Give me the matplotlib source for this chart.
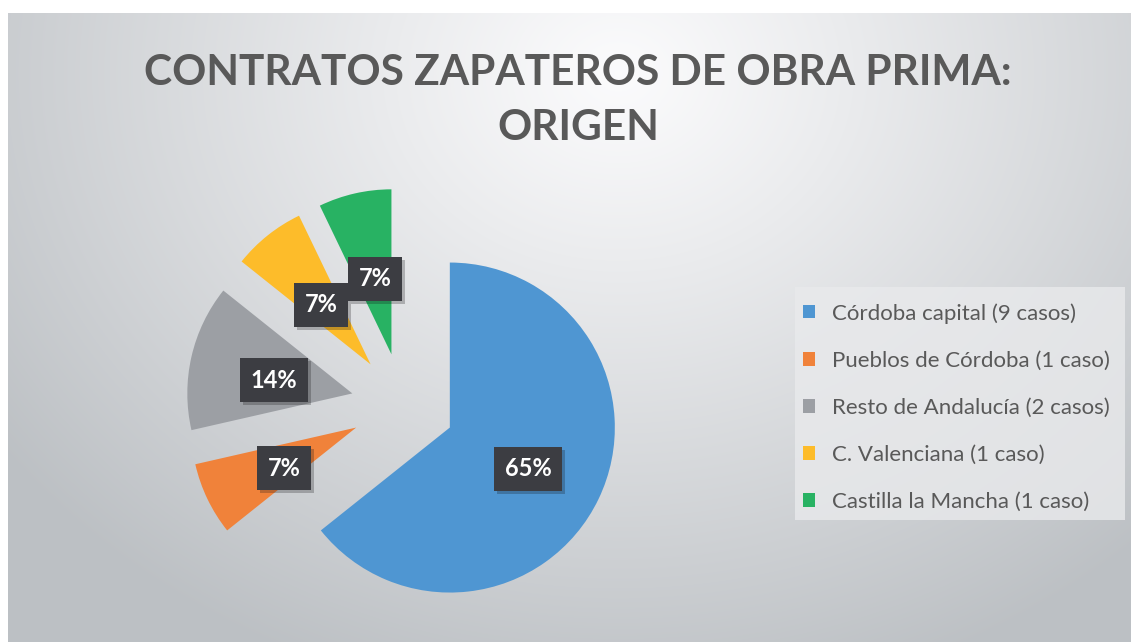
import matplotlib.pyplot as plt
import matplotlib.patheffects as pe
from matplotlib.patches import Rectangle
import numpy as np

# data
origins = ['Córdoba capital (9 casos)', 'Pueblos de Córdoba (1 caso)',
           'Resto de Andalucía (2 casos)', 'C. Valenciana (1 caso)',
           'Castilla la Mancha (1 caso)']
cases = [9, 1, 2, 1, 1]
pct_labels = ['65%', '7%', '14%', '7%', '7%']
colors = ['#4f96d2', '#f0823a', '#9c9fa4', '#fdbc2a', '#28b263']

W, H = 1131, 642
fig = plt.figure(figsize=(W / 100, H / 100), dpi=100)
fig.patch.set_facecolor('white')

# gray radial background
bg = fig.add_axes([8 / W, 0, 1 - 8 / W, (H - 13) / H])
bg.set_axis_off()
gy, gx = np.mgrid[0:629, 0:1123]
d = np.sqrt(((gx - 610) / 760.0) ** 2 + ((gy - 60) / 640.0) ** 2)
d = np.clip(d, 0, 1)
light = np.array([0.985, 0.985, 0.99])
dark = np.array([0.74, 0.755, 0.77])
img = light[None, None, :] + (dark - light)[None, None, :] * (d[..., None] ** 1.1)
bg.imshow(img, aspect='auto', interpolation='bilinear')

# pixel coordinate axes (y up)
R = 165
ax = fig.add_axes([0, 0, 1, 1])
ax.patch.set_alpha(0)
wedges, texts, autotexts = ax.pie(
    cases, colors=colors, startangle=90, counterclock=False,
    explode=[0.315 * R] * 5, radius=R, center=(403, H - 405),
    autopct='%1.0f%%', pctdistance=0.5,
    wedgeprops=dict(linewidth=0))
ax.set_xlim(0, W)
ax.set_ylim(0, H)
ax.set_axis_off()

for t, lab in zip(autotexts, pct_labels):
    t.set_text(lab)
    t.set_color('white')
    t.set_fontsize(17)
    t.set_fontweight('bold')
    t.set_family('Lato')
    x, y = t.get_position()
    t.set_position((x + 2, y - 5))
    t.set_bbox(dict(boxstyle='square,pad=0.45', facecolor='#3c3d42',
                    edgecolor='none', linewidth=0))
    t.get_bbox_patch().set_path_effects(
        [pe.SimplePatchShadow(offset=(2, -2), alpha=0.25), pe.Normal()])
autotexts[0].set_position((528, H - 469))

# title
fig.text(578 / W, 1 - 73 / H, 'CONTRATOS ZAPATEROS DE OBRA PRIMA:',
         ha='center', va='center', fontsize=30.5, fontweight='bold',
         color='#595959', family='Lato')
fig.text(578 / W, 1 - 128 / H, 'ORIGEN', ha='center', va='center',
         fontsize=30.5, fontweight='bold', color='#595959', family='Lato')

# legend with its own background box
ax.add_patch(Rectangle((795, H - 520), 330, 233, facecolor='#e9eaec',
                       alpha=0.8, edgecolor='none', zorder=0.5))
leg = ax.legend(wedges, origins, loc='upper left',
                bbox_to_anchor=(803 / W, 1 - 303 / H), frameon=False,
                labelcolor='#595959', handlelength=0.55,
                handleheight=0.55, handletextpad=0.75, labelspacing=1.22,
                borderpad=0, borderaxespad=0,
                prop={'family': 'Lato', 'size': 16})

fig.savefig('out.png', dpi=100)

> TO DO:
Quote all the lines above exactly as given. Do not include the pictures.

> RESULT BELOW:
Give me the matplotlib source for this chart.
import matplotlib.pyplot as plt
import matplotlib.patheffects as pe
from matplotlib.patches import Rectangle
import numpy as np

# data
origins = ['Córdoba capital (9 casos)', 'Pueblos de Córdoba (1 caso)',
           'Resto de Andalucía (2 casos)', 'C. Valenciana (1 caso)',
           'Castilla la Mancha (1 caso)']
cases = [9, 1, 2, 1, 1]
pct_labels = ['65%', '7%', '14%', '7%', '7%']
colors = ['#4f96d2', '#f0823a', '#9c9fa4', '#fdbc2a', '#28b263']

W, H = 1131, 642
fig = plt.figure(figsize=(W / 100, H / 100), dpi=100)
fig.patch.set_facecolor('white')

# gray radial background
bg = fig.add_axes([8 / W, 0, 1 - 8 / W, (H - 13) / H])
bg.set_axis_off()
gy, gx = np.mgrid[0:629, 0:1123]
d = np.sqrt(((gx - 610) / 760.0) ** 2 + ((gy - 60) / 640.0) ** 2)
d = np.clip(d, 0, 1)
light = np.array([0.985, 0.985, 0.99])
dark = np.array([0.74, 0.755, 0.77])
img = light[None, None, :] + (dark - light)[None, None, :] * (d[..., None] ** 1.1)
bg.imshow(img, aspect='auto', interpolation='bilinear')

# pixel coordinate axes (y up)
R = 165
ax = fig.add_axes([0, 0, 1, 1])
ax.patch.set_alpha(0)
wedges, texts, autotexts = ax.pie(
    cases, colors=colors, startangle=90, counterclock=False,
    explode=[0.315 * R] * 5, radius=R, center=(403, H - 405),
    autopct='%1.0f%%', pctdistance=0.5,
    wedgeprops=dict(linewidth=0))
ax.set_xlim(0, W)
ax.set_ylim(0, H)
ax.set_axis_off()

for t, lab in zip(autotexts, pct_labels):
    t.set_text(lab)
    t.set_color('white')
    t.set_fontsize(17)
    t.set_fontweight('bold')
    t.set_family('Lato')
    x, y = t.get_position()
    t.set_position((x + 2, y - 5))
    t.set_bbox(dict(boxstyle='square,pad=0.45', facecolor='#3c3d42',
                    edgecolor='none', linewidth=0))
    t.get_bbox_patch().set_path_effects(
        [pe.SimplePatchShadow(offset=(2, -2), alpha=0.25), pe.Normal()])
autotexts[0].set_position((528, H - 469))

# title
fig.text(578 / W, 1 - 73 / H, 'CONTRATOS ZAPATEROS DE OBRA PRIMA:',
         ha='center', va='center', fontsize=30.5, fontweight='bold',
         color='#595959', family='Lato')
fig.text(578 / W, 1 - 128 / H, 'ORIGEN', ha='center', va='center',
         fontsize=30.5, fontweight='bold', color='#595959', family='Lato')

# legend with its own background box
ax.add_patch(Rectangle((795, H - 520), 330, 233, facecolor='#e9eaec',
                       alpha=0.8, edgecolor='none', zorder=0.5))
leg = ax.legend(wedges, origins, loc='upper left',
                bbox_to_anchor=(803 / W, 1 - 303 / H), frameon=False,
                labelcolor='#595959', handlelength=0.55,
                handleheight=0.55, handletextpad=0.75, labelspacing=1.22,
                borderpad=0, borderaxespad=0,
                prop={'family': 'Lato', 'size': 16})

fig.savefig('out.png', dpi=100)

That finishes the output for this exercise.